***** COLLECTED MATERIAL

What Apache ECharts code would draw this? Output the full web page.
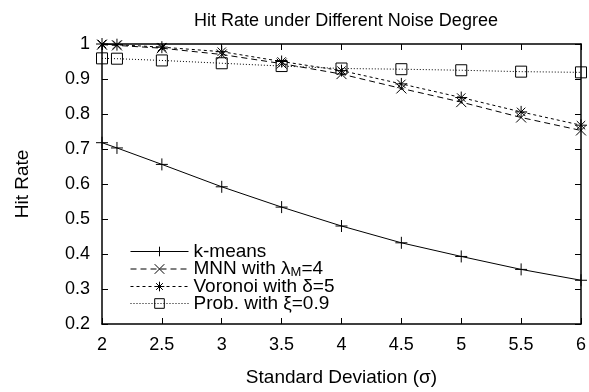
<!DOCTYPE html>
<html>
<head>
<meta charset="utf-8">
<script src="https://cdn.jsdelivr.net/npm/echarts@6/dist/echarts.min.js"></script>
<style>
  html, body { margin: 0; padding: 0; background: #fff; }
  #main { width: 589px; height: 392px; }
</style>
</head>
<body>
<div id="main"></div>
<script>
// sigma values (x axis)
let sigma = [2, 2.125, 2.5, 3, 3.5, 4, 4.5, 5, 5.5, 6]

let kmeans = [0.718, 0.703, 0.656, 0.592, 0.534, 0.480, 0.432, 0.393, 0.356, 0.325]
let mnn = [0.998, 0.996, 0.988, 0.970, 0.944, 0.914, 0.873, 0.834, 0.790, 0.753]
let voronoi = [1.0, 0.998, 0.991, 0.978, 0.950, 0.924, 0.886, 0.847, 0.806, 0.768]
let prob = [0.959, 0.958, 0.953, 0.945, 0.937, 0.930, 0.928, 0.925, 0.921, 0.919]

let xTicks = [2, 2.5, 3, 3.5, 4, 4.5, 5, 5.5, 6]
let yTicks = [0.2, 0.3, 0.4, 0.5, 0.6, 0.7, 0.8, 0.9, 1]

let font = 'Liberation Sans, Arial, sans-serif'
let fs = 18

let plusPath = 'path://M0,5L10,5M5,0L5,10'
let crossPath = 'path://M0,0L10,10M0,10L10,0'
let starPath = 'path://M0,5L10,5M5,0L5,10M1.5,1.5L8.5,8.5M1.5,8.5L8.5,1.5'

function pairs(ys) {
    return sigma.map((x, i) => [x, ys[i]])
}

let myChart = echarts.init(document.getElementById('main'))

let axisCommon = {
    type: 'value',
    axisLine: { show: true, lineStyle: { color: '#000', width: 1.5 } },
    axisTick: { show: true, inside: true, length: 6, lineStyle: { color: '#000', width: 1 } },
    splitLine: { show: false },
    axisLabel: { show: false }
}

let option = {
    animation: false,
    backgroundColor: '#fff',
    title: {
        text: 'Hit Rate under Different Noise Degree',
        left: 341,
        textAlign: 'center',
        top: 7,
        textStyle: { fontFamily: font, fontSize: fs, fontWeight: 'normal', color: '#000' }
    },
    legend: {
        orient: 'vertical',
        left: 125,
        top: 237,
        itemWidth: 58,
        itemHeight: 12,
        itemGap: -2,
        data: ['k-means', 'MNN', 'Voronoi', 'Prob'],
        lineStyle: { width: 1 },
        itemStyle: { borderWidth: 1 },
        formatter: function (name) {
            if (name === 'MNN') return 'MNN with λ{sub|M}=4'
            if (name === 'Voronoi') return 'Voronoi with δ=5'
            if (name === 'Prob') return 'Prob. with ξ=0.9'
            return name
        },
        textStyle: {
            fontFamily: font, fontSize: 19, lineHeight: 18, color: '#000',
            rich: { sub: { fontFamily: font, fontSize: 13, lineHeight: 18, padding: [7, 0, 0, 0], color: '#000' } }
        }
    },
    grid: { left: 102, right: 8, top: 44, bottom: 68 },
    xAxis: [
        Object.assign({}, axisCommon, {
            position: 'bottom', min: 2, max: 6, interval: 0.5,
            name: 'Standard Deviation (σ)',
            nameLocation: 'middle', nameGap: 44,
            nameTextStyle: { fontFamily: font, fontSize: 19, color: '#000' },
            axisLabel: { show: true, margin: 12, fontFamily: font, fontSize: fs, color: '#000',
                formatter: v => xTicks.indexOf(v) >= 0 ? String(v) : '' }
        }),
        Object.assign({}, axisCommon, { position: 'top', min: 2, max: 6, interval: 0.5 })
    ],
    yAxis: [
        Object.assign({}, axisCommon, {
            position: 'left', min: 0.2, max: 1, interval: 0.1,
            name: 'Hit Rate',
            nameLocation: 'middle', nameGap: 70,
            nameTextStyle: { fontFamily: font, fontSize: 19, color: '#000' },
            axisLabel: { show: true, margin: 12, fontFamily: font, fontSize: fs, color: '#000',
                formatter: v => String(Math.round(v * 10) / 10) }
        }),
        Object.assign({}, axisCommon, { position: 'right', min: 0.2, max: 1, interval: 0.1 })
    ],
    series: [
        {
            name: 'k-means', type: 'line', data: pairs(kmeans),
            symbol: plusPath, symbolSize: 12,
            lineStyle: { color: '#000', width: 1, type: 'solid' },
            itemStyle: { color: 'none', borderColor: '#000', borderWidth: 1 }
        },
        {
            name: 'MNN', type: 'line', data: pairs(mnn),
            symbol: crossPath, symbolSize: 10,
            lineStyle: { color: '#000', width: 1, type: [6, 4] },
            itemStyle: { color: 'none', borderColor: '#000', borderWidth: 1 }
        },
        {
            name: 'Voronoi', type: 'line', data: pairs(voronoi),
            symbol: starPath, symbolSize: 12,
            lineStyle: { color: '#000', width: 1, type: [3, 3] },
            itemStyle: { color: 'none', borderColor: '#000', borderWidth: 1 }
        },
        {
            name: 'Prob', type: 'line', data: pairs(prob),
            symbol: 'rect', symbolSize: 11,
            lineStyle: { color: '#000', width: 1, type: [1, 2] },
            itemStyle: { color: 'none', borderColor: '#000', borderWidth: 1 }
        }
    ]
}

myChart.setOption(option)
</script>
</body>
</html>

**********

# PROBLEM REQUIREMENTS
Without the pictures, transcribe the listing above exactly.

# OUTPUT FOR THIS TASK
What Apache ECharts code would draw this? Output the full web page.
<!DOCTYPE html>
<html>
<head>
<meta charset="utf-8">
<script src="https://cdn.jsdelivr.net/npm/echarts@6/dist/echarts.min.js"></script>
<style>
  html, body { margin: 0; padding: 0; background: #fff; }
  #main { width: 589px; height: 392px; }
</style>
</head>
<body>
<div id="main"></div>
<script>
// sigma values (x axis)
let sigma = [2, 2.125, 2.5, 3, 3.5, 4, 4.5, 5, 5.5, 6]

let kmeans = [0.718, 0.703, 0.656, 0.592, 0.534, 0.480, 0.432, 0.393, 0.356, 0.325]
let mnn = [0.998, 0.996, 0.988, 0.970, 0.944, 0.914, 0.873, 0.834, 0.790, 0.753]
let voronoi = [1.0, 0.998, 0.991, 0.978, 0.950, 0.924, 0.886, 0.847, 0.806, 0.768]
let prob = [0.959, 0.958, 0.953, 0.945, 0.937, 0.930, 0.928, 0.925, 0.921, 0.919]

let xTicks = [2, 2.5, 3, 3.5, 4, 4.5, 5, 5.5, 6]
let yTicks = [0.2, 0.3, 0.4, 0.5, 0.6, 0.7, 0.8, 0.9, 1]

let font = 'Liberation Sans, Arial, sans-serif'
let fs = 18

let plusPath = 'path://M0,5L10,5M5,0L5,10'
let crossPath = 'path://M0,0L10,10M0,10L10,0'
let starPath = 'path://M0,5L10,5M5,0L5,10M1.5,1.5L8.5,8.5M1.5,8.5L8.5,1.5'

function pairs(ys) {
    return sigma.map((x, i) => [x, ys[i]])
}

let myChart = echarts.init(document.getElementById('main'))

let axisCommon = {
    type: 'value',
    axisLine: { show: true, lineStyle: { color: '#000', width: 1.5 } },
    axisTick: { show: true, inside: true, length: 6, lineStyle: { color: '#000', width: 1 } },
    splitLine: { show: false },
    axisLabel: { show: false }
}

let option = {
    animation: false,
    backgroundColor: '#fff',
    title: {
        text: 'Hit Rate under Different Noise Degree',
        left: 341,
        textAlign: 'center',
        top: 7,
        textStyle: { fontFamily: font, fontSize: fs, fontWeight: 'normal', color: '#000' }
    },
    legend: {
        orient: 'vertical',
        left: 125,
        top: 237,
        itemWidth: 58,
        itemHeight: 12,
        itemGap: -2,
        data: ['k-means', 'MNN', 'Voronoi', 'Prob'],
        lineStyle: { width: 1 },
        itemStyle: { borderWidth: 1 },
        formatter: function (name) {
            if (name === 'MNN') return 'MNN with λ{sub|M}=4'
            if (name === 'Voronoi') return 'Voronoi with δ=5'
            if (name === 'Prob') return 'Prob. with ξ=0.9'
            return name
        },
        textStyle: {
            fontFamily: font, fontSize: 19, lineHeight: 18, color: '#000',
            rich: { sub: { fontFamily: font, fontSize: 13, lineHeight: 18, padding: [7, 0, 0, 0], color: '#000' } }
        }
    },
    grid: { left: 102, right: 8, top: 44, bottom: 68 },
    xAxis: [
        Object.assign({}, axisCommon, {
            position: 'bottom', min: 2, max: 6, interval: 0.5,
            name: 'Standard Deviation (σ)',
            nameLocation: 'middle', nameGap: 44,
            nameTextStyle: { fontFamily: font, fontSize: 19, color: '#000' },
            axisLabel: { show: true, margin: 12, fontFamily: font, fontSize: fs, color: '#000',
                formatter: v => xTicks.indexOf(v) >= 0 ? String(v) : '' }
        }),
        Object.assign({}, axisCommon, { position: 'top', min: 2, max: 6, interval: 0.5 })
    ],
    yAxis: [
        Object.assign({}, axisCommon, {
            position: 'left', min: 0.2, max: 1, interval: 0.1,
            name: 'Hit Rate',
            nameLocation: 'middle', nameGap: 70,
            nameTextStyle: { fontFamily: font, fontSize: 19, color: '#000' },
            axisLabel: { show: true, margin: 12, fontFamily: font, fontSize: fs, color: '#000',
                formatter: v => String(Math.round(v * 10) / 10) }
        }),
        Object.assign({}, axisCommon, { position: 'right', min: 0.2, max: 1, interval: 0.1 })
    ],
    series: [
        {
            name: 'k-means', type: 'line', data: pairs(kmeans),
            symbol: plusPath, symbolSize: 12,
            lineStyle: { color: '#000', width: 1, type: 'solid' },
            itemStyle: { color: 'none', borderColor: '#000', borderWidth: 1 }
        },
        {
            name: 'MNN', type: 'line', data: pairs(mnn),
            symbol: crossPath, symbolSize: 10,
            lineStyle: { color: '#000', width: 1, type: [6, 4] },
            itemStyle: { color: 'none', borderColor: '#000', borderWidth: 1 }
        },
        {
            name: 'Voronoi', type: 'line', data: pairs(voronoi),
            symbol: starPath, symbolSize: 12,
            lineStyle: { color: '#000', width: 1, type: [3, 3] },
            itemStyle: { color: 'none', borderColor: '#000', borderWidth: 1 }
        },
        {
            name: 'Prob', type: 'line', data: pairs(prob),
            symbol: 'rect', symbolSize: 11,
            lineStyle: { color: '#000', width: 1, type: [1, 2] },
            itemStyle: { color: 'none', borderColor: '#000', borderWidth: 1 }
        }
    ]
}

myChart.setOption(option)
</script>
</body>
</html>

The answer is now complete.